The world is a happening place with never a dull moment. Even if you had scanned the headlines on your TV or the web before going to sleep, there would still be plenty of major stories developing during the night.
So you hear the thud of the newspaper fall on your balcony or driveway in the mornings and you rush there to get up to speed with the news. You impatiently flick off the rubber band and flip open the paper to see the headlines… and lo and behold… you are told to close your eyes and drink a glass of milk whose purity has been ensured for you. Or you are brought face to face with the virtues of sending money through a cell phone service… all this when you have not even brushed your teeth or had your first cup of tea or coffee!
Well ladies and gentlemen, please wake up and smell the coffee. This full frontal assault on the front page of your newspaper is set to become the new normal. The sharp intake of breath or gasp of dismay is about to give way to a shrug of resignation as the realisations dawns that this is the current trend; so like it or lump it!
While magazines have been known to ‘sell’ their front page (soul?), it did not raise as many eyebrows because no one expects an update on the news from a magazine cover. However, a NEWSpaper front-page is supposed to give just that… the news!
A sliver of news placed under the masthead as a sop to readers is how this frontal assault began. Maybe it was a testing of the waters. And the resultant hue and cry did not go beyond leg pulling by journalists of colleagues of that particular media group, and that too mostly on social media. There was very little reader reaction. Encouraged and emboldened advertisers took this to the next level by wiping the news completely off the front page and placing a full-page ad there instead. No sop, no space, no as a by your leave! Just full frontal!
According to Sarmad Ali. Group MD, Marketing, Jang Group says, “Pakistan has been slow in catching up with international practices and this was not very common here. The Australian, DNA India, The Guardian, Gulf News, The Hindustan Times, The Indian Express The Khaleej Times, The Times of India and The Straits Times are only a few examples of newspapers accepting these creative placements.
Seasoned journalist, Chris Cork, for his part makes the distinction between advertising freesheets and newspapers. “If you are paying hard cash for a newspaper then you have a reasonable expectation of having news in your hands, especially on the front page.”
The ‘rules’ are silent. And there is nothing in the ‘guidelines’ (oh that hated word!) of the Press Council of Pakistan or the All Pakistan Newspaper Society (APNS) to restrict such encroachment. Hence the absence of a strong push back mechanism by the editorial departments, barring rare instances of preset space limitations for advertising.
In the absence of such regulations, if editors have a problem, according to both Talat Aslam of The News and Tahir Najmi of Express, they need “to kick up a fuss” because “you cannot deprive your readers of the whole page. The reader has every right to know all the major information in the form of news on the front page.”

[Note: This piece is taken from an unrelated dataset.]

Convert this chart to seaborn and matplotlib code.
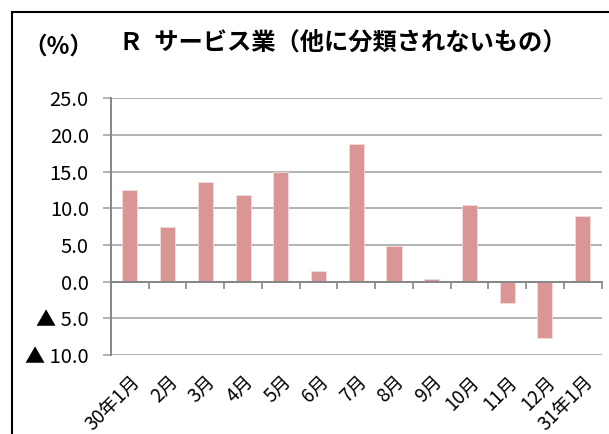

In Aslam’s opinion, given that the advertisements which have so far hijacked the front page are nothing special or creative, they could have easily been placed elsewhere within the paper. This is why, new though the trend is, there needs to be an analysis of whether the brand garners positive feedback or flak from readers. Or is massaging the ego of the brand managers the only purpose that is served?
What about reader feedback? How do readers who have a problem with this trend express their point of view?

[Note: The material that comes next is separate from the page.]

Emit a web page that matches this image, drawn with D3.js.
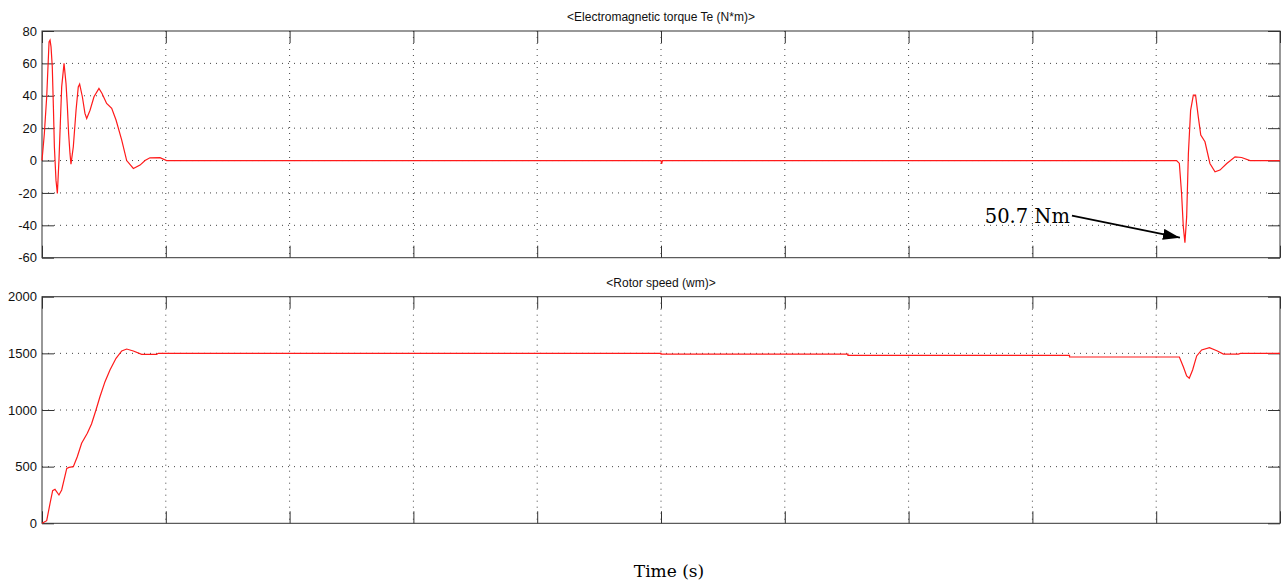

According to Javed Jabbar, “ if readers have a problem they must move beyond passive acceptance, and write letters to the editors and boycott buying the paper for a few days to make their point.”

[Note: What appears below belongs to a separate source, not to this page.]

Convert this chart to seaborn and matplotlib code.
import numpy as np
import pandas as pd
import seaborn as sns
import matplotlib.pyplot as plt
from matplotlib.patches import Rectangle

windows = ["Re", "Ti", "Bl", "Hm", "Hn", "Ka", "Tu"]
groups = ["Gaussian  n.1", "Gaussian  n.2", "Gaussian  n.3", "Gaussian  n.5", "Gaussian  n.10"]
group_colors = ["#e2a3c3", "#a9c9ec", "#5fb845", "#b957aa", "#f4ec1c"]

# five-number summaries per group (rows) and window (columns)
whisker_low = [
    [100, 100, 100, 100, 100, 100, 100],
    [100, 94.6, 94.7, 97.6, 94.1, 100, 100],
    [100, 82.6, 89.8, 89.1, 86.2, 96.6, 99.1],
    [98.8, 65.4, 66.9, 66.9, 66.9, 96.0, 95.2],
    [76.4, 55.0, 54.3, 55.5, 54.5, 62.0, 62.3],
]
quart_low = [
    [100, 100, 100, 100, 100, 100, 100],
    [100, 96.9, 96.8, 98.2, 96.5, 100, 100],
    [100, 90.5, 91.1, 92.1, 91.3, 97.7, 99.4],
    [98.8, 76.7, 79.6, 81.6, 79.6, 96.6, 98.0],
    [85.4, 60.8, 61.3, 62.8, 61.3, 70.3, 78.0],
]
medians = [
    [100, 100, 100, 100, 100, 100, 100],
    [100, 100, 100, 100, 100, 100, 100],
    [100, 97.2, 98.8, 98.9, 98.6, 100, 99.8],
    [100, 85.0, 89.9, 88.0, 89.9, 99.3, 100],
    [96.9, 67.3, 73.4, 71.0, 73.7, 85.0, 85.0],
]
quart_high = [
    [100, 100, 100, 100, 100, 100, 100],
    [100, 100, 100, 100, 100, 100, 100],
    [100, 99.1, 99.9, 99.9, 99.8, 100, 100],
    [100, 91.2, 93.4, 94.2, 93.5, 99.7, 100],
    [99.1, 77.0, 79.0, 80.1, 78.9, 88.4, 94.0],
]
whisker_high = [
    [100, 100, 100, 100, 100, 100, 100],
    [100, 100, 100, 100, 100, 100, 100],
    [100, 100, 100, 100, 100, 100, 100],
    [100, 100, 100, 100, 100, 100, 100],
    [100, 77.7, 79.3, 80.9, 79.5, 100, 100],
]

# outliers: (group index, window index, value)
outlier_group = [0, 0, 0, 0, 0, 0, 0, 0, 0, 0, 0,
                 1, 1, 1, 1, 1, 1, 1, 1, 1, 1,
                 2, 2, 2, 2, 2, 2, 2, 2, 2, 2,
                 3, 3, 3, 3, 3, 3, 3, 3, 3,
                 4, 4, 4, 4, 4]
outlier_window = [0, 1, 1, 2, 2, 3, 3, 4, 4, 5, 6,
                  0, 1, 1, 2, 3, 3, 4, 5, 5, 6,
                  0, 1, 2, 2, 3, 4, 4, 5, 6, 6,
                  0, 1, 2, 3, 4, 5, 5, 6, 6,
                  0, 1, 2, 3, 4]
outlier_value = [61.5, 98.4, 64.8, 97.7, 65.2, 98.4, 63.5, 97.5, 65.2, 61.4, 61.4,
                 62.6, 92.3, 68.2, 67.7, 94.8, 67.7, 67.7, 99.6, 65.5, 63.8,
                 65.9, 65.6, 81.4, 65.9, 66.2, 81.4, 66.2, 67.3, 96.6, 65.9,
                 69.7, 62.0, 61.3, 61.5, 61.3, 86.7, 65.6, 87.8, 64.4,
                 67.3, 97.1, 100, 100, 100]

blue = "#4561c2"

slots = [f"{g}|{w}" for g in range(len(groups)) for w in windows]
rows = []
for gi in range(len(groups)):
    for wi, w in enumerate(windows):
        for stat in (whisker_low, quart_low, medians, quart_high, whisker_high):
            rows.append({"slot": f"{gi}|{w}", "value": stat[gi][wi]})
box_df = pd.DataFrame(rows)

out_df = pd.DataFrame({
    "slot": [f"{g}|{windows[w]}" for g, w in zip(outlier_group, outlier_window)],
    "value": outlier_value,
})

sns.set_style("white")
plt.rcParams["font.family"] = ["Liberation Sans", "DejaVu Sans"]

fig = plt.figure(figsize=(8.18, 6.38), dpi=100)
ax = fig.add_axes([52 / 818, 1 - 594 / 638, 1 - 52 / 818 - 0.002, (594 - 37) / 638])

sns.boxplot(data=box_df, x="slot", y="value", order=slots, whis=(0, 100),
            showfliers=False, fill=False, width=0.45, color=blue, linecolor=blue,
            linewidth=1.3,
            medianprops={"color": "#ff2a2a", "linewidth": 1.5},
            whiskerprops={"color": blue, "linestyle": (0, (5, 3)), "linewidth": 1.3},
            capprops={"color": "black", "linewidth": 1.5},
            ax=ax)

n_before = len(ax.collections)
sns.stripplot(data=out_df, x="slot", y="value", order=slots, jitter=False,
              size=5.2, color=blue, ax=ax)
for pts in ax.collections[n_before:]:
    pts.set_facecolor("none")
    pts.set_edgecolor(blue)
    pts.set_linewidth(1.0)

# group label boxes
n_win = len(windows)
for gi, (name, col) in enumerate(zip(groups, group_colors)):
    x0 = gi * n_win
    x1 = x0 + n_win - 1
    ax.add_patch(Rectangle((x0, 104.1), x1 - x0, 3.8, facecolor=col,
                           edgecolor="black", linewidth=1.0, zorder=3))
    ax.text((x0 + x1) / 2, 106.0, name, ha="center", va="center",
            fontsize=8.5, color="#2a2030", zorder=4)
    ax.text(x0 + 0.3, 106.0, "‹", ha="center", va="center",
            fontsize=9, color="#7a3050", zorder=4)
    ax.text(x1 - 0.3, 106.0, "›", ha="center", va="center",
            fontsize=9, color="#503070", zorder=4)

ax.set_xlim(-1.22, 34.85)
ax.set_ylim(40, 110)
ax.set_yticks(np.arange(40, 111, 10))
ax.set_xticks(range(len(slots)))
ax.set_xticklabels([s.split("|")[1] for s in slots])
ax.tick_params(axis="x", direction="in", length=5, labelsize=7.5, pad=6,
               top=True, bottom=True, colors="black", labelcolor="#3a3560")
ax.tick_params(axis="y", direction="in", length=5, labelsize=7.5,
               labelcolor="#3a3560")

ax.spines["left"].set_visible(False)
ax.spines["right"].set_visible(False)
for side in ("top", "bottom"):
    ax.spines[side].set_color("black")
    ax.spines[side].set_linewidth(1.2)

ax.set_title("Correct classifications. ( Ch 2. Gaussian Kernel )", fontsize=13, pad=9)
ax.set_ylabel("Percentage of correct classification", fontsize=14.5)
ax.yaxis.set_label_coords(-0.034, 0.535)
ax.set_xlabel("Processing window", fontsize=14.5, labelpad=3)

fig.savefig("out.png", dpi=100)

Although the Media Commission set up by the Supreme Court has recommended appointing an Ombudsman or a Readers’ Editor for each publication, only a few have done so. Readers can write to them to register complaints, or they can set up consumer societies which talk back to the newspapers.
However, at the end of the day, the Ombudsman too may have to bow to financial realities. Unless and until newspapers themselves strike a balance between the rights of their readers and their revenue stream, we can let this debate develop to see what the Pakistani market will accept.